Deutsche Sportjugend – vom Rentenalter weit entfernt

Am 26. Juni 2010 feiert die Deutsche Sportjugend (dsj) ihren 60. Geburtstag mit einem Festakt im Alten Stadthaus in Berlin.

Ingo Weiss im Interview zu 60 Jahre Deutsche Sportjugend. Foto: DOSB
Ingo Weiss im Interview zu 60 Jahre Deutsche Sportjugend. Foto: DOSB

Anlässlich dieses Jubiläums sprach die DOSB PRESSE mit dem dsj-Vorsitzenden Ingo Weiss.

DOSB PRESSE: Herr Weiss, die Deutsche Sportjugend wird 60 Jahre alt. Ist sie trotzdem jung geblieben?

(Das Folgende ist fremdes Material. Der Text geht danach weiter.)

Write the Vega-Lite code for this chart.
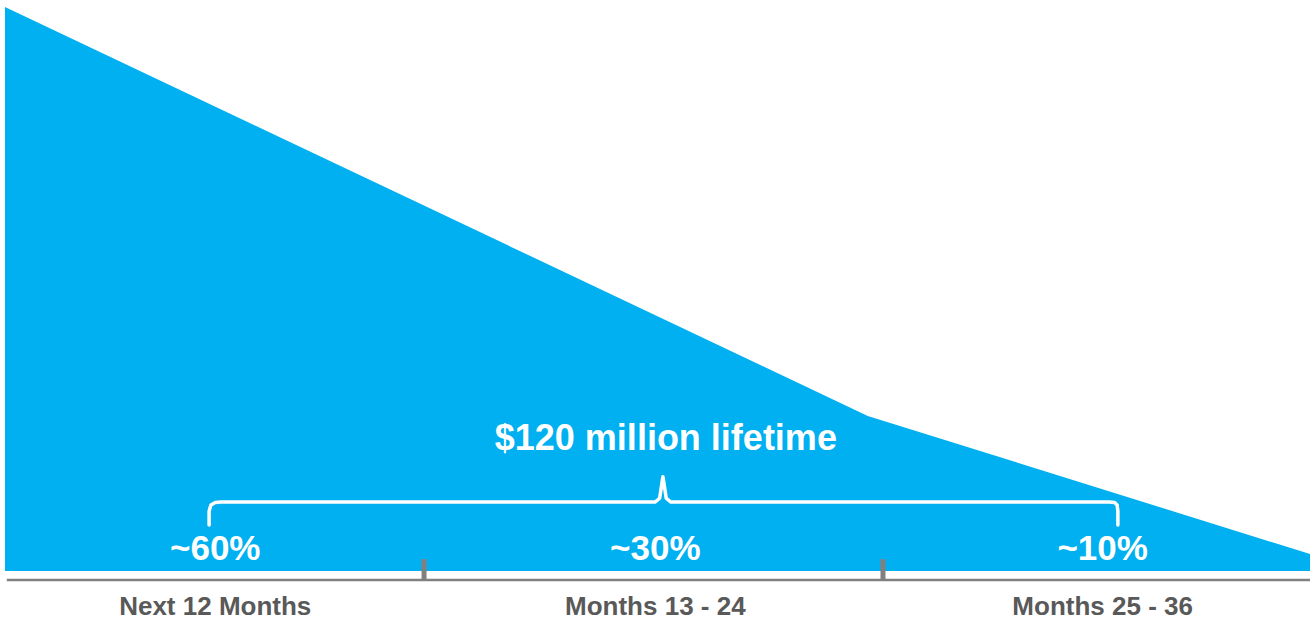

INGO WEISS: Das kann man so sagen. 9,5 Millionen Mitgliedschaften von jungen Menschen unter 27 Jahren sprechen für sich. Dies ist, wie ich finde, eine beeindruckende Zahl, die zeigt, dass der Sport weiter attraktive Angebote auch für junge Generationen macht und die Sportjugend trotz ihrer 60 Jahre vom Rentenalter noch weit entfernt ist. Dafür arbeiten wir eng mit unseren Mitgliedsorganisationen zusammen. Wir haben vier Profile definiert, in denen wir uns besonders stark engagieren. Sie tragen die Überschriften „Sportlich kompetent“, „Sozial engagiert“, „International aktiv“ und „Erfahrungsraum für Engagierte“. Diese Profile können wir vor allem durch die Förderung des Bundesministeriums für Familie, Senioren, Frauen und Jugend aus Mitteln des Kinder- und Jugendplans des Bundes mit Leben füllen.

DOSB PRESSE: Wie versuchen Sie als Sportjugend, Kinder und Jugendliche dazu motivieren, in Sportvereinen aktiv zu werden?

WEISS: Es muss uns gelingen, den Spaß an der Bewegung zu vermitteln. Sport wird zudem durch Vorbilder attraktiv. Eltern können durch ihr Handeln Kinder zum Sporttreiben motivieren. Wenn Olympische Spiele stattfinden und die Welt zuschaut, ist das ebenfalls beste Werbung für den Sport. Stars wie zuletzt in Vancouver Magdalena Neuner oder Maria Riesch motivieren Jugendliche, ihnen nachzueifern. Über diesen Weg finden viele junge Menschen in die Vereine. Natürlich gewinnt nicht jeder am Ende Olympiagold, und unsere Vereine brauchen genauso Nachwuchs-Übungsleiter und Übungsleiterinnen und Nachwuchs-Vorstandsmitglieder. Auf diesem Feld engagieren wir uns als dsj stark. Wir wirken bei der Entwicklung zeitgemäßer und  passender Engagements für Jugendliche in Vereinen und Verbänden mit. Die Aktivitäten des Juniorteams zum Beispiel bringen interessierte junge Menschen zwischen 16 und 26 Jahren zusammen, die sich, ohne in ein Amt gewählt worden zu sein, zeitlich begrenzt in einem Projekt engagieren möchten. Dabei wird deutlich: Ehrenamt kann mindestens genauso viel Spaß machen wie das Sporttreiben selbst.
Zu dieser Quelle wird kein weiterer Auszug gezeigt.